Find the principal value of a complex number

Question

I've been given the number \begin{equation} i^{2-3i} \end{equation} I've used the following formula \begin{equation} z^c=e^{(c\log{z})} \end{equation} Which has given me \begin{equation} e^{(2-3i)\log{i}} \end{equation} I'm unsure if this is the principal value? Or on what I have to do next

Answer 1

$$i^{2-3i}=e^{(2-3i)\text{Log}\,i}=e^{(2-3i)\left(\log|i|+i\arg i\right)}=e^{(2-3i)\cdot\pi i/2}=e^{\pi i+\frac32\pi}=-e^{\frac{3\pi}2}$$

The principal value of a complex number is usually accepted as having argument in $\;[0,2\pi)\;$

Answer 2

For a more general overview https://math.stackexchange.com/a/3729281/399263

Note that when we have $z^u$ we are interested in $\ln(z)$ principal value because we have to choose a branch of the logarithm, the exponent $u$ does not pose an issue.

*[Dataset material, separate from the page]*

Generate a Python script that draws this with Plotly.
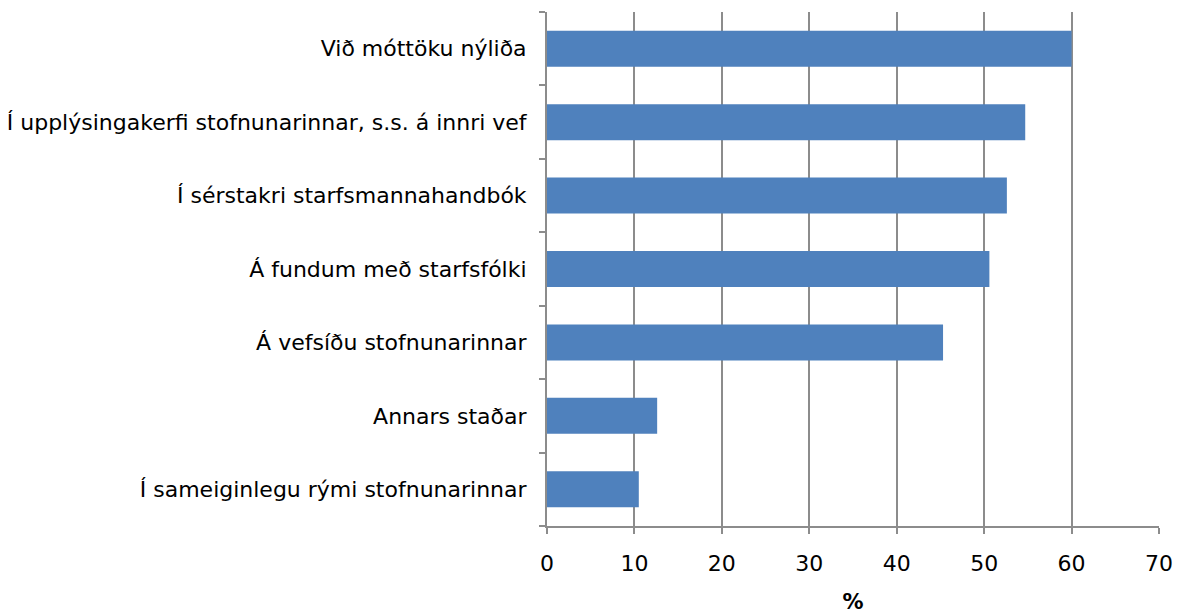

In fact setting $\begin{cases} z=a+ib=re^{i\theta}\\u=c+id\end{cases}$

If we consider $\arg(z^u)=\big(d\ln(r)+c(\theta+2k\pi)\big)\bigg|_{k\in\mathbb Z}$ it may not have values inside $[0,2\pi)$ (if $c$ is large) or have many (if $c$ is small), you could eventually choose a $k_0$ that minimize the absolute value of the argument but would that be really relevant ?

It makes more sense to take $k=0$ which correspond to the principal value of $\ln(z)$, which is the operation that leads to multivaluation.

In our case $z=i$ and $u=2-3i$

So $\ i^{2-3i}=\exp((2-3i)(i\frac{\pi}2+2ik\pi))=\exp(\frac{3\pi}2+i\pi+6k\pi+4ik\pi)=z_0\times w^k$

Since $\exp(i\pi)=-1$ and $\exp(4ik\pi)=1$ we have $$i^{2-3i} = z_0\times w^k\quad\text{where } \begin{cases}z_0=-e^{\frac{3\pi}2}\\ w=e^{6\pi}\end{cases}\ \text{ and }\ k\in\mathbb Z$$

And this is this $z_0$ we call the principal value.